▶ [Exercise prompt]:
Leave out the pictures; transcribe all else exactly.

▶ [Recorded data]:
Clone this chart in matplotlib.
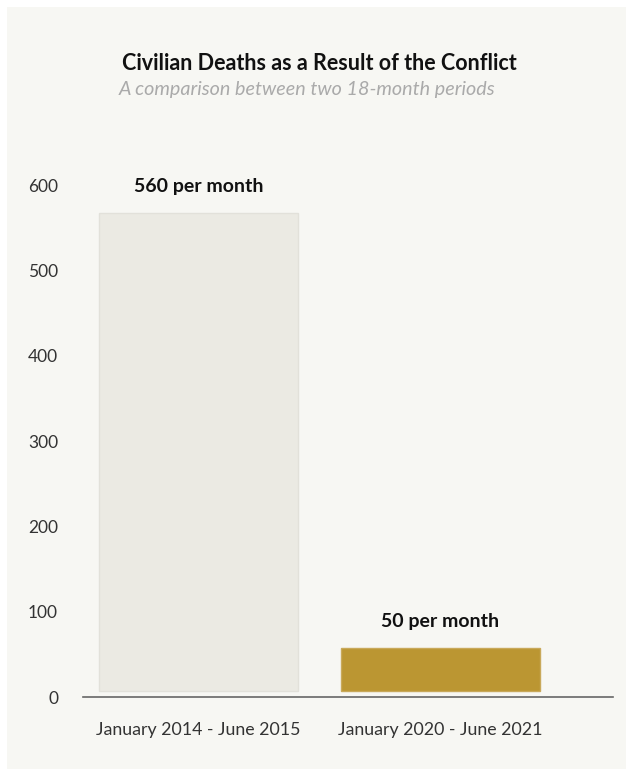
import matplotlib.pyplot as plt
import matplotlib.patches as mpatches

periods = ['January 2014 - June 2015', 'January 2020 - June 2021']
deaths_per_month = [560, 50]
bar_labels = ['560 per month', '50 per month']
y_ticks = [0, 100, 200, 300, 400, 500, 600]

plt.rcParams['font.family'] = ['Lato', 'DejaVu Sans']

bg = '#f7f7f3'
bar_colors = ['#ebeae3', '#bb9632']
edge_colors = ['#e2e1da', '#c9a95a']

fig = plt.figure(figsize=(6.33, 7.76), dpi=100)
fig.patch.set_facecolor('white')
# inner panel with thin white border
fig.patches.append(mpatches.Rectangle((7 / 633, 7 / 776), 619 / 633, 762 / 776,
                                      transform=fig.transFigure, facecolor=bg,
                                      edgecolor='none', zorder=-5))

ax = fig.add_axes([83 / 633, 79 / 776, 530 / 633, 563 / 776])
ax.set_facecolor('none')

x = list(range(len(periods)))
bars = ax.bar(x, deaths_per_month, width=0.824, bottom=7,
              color=bar_colors, edgecolor=edge_colors, linewidth=1, zorder=2)

for rect, lab in zip(bars, bar_labels):
    ax.annotate(lab, (rect.get_x() + rect.get_width() / 2, rect.get_y() + rect.get_height()),
                xytext=(0, 19), textcoords='offset points', ha='center', va='center',
                fontsize=14, fontweight='bold', color='#111111')

ax.set_xlim(-0.478, 1.716)
ax.set_ylim(0, 660)
ax.set_yticks(y_ticks)
ax.set_yticklabels([str(v) for v in y_ticks])
ax.set_xticks(x)
ax.set_xticklabels(periods)

for s in ['top', 'right', 'left']:
    ax.spines[s].set_visible(False)
ax.spines['bottom'].set_color('#666666')
ax.spines['bottom'].set_linewidth(1.2)
ax.tick_params(axis='y', length=0, pad=18, labelsize=12.5, labelcolor='#333333')
ax.tick_params(axis='x', length=0, pad=18, labelsize=12.8, labelcolor='#333333')

fig.text(319 / 633, 1 - 64 / 776, 'Civilian Deaths as a Result of the Conflict',
         ha='center', va='center', fontsize=15.5, fontweight='bold', color='#111111')
fig.text(307 / 633, 1 - 89 / 776, 'A comparison between two 18-month periods',
         ha='center', va='center', fontsize=14.2, style='italic', color='#aaaaaa')

plt.savefig('out.png', dpi=100, facecolor=fig.get_facecolor())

▶ [Written response]:
Clone this chart in matplotlib.
import matplotlib.pyplot as plt
import matplotlib.patches as mpatches

periods = ['January 2014 - June 2015', 'January 2020 - June 2021']
deaths_per_month = [560, 50]
bar_labels = ['560 per month', '50 per month']
y_ticks = [0, 100, 200, 300, 400, 500, 600]

plt.rcParams['font.family'] = ['Lato', 'DejaVu Sans']

bg = '#f7f7f3'
bar_colors = ['#ebeae3', '#bb9632']
edge_colors = ['#e2e1da', '#c9a95a']

fig = plt.figure(figsize=(6.33, 7.76), dpi=100)
fig.patch.set_facecolor('white')
# inner panel with thin white border
fig.patches.append(mpatches.Rectangle((7 / 633, 7 / 776), 619 / 633, 762 / 776,
                                      transform=fig.transFigure, facecolor=bg,
                                      edgecolor='none', zorder=-5))

ax = fig.add_axes([83 / 633, 79 / 776, 530 / 633, 563 / 776])
ax.set_facecolor('none')

x = list(range(len(periods)))
bars = ax.bar(x, deaths_per_month, width=0.824, bottom=7,
              color=bar_colors, edgecolor=edge_colors, linewidth=1, zorder=2)

for rect, lab in zip(bars, bar_labels):
    ax.annotate(lab, (rect.get_x() + rect.get_width() / 2, rect.get_y() + rect.get_height()),
                xytext=(0, 19), textcoords='offset points', ha='center', va='center',
                fontsize=14, fontweight='bold', color='#111111')

ax.set_xlim(-0.478, 1.716)
ax.set_ylim(0, 660)
ax.set_yticks(y_ticks)
ax.set_yticklabels([str(v) for v in y_ticks])
ax.set_xticks(x)
ax.set_xticklabels(periods)

for s in ['top', 'right', 'left']:
    ax.spines[s].set_visible(False)
ax.spines['bottom'].set_color('#666666')
ax.spines['bottom'].set_linewidth(1.2)
ax.tick_params(axis='y', length=0, pad=18, labelsize=12.5, labelcolor='#333333')
ax.tick_params(axis='x', length=0, pad=18, labelsize=12.8, labelcolor='#333333')

fig.text(319 / 633, 1 - 64 / 776, 'Civilian Deaths as a Result of the Conflict',
         ha='center', va='center', fontsize=15.5, fontweight='bold', color='#111111')
fig.text(307 / 633, 1 - 89 / 776, 'A comparison between two 18-month periods',
         ha='center', va='center', fontsize=14.2, style='italic', color='#aaaaaa')

plt.savefig('out.png', dpi=100, facecolor=fig.get_facecolor())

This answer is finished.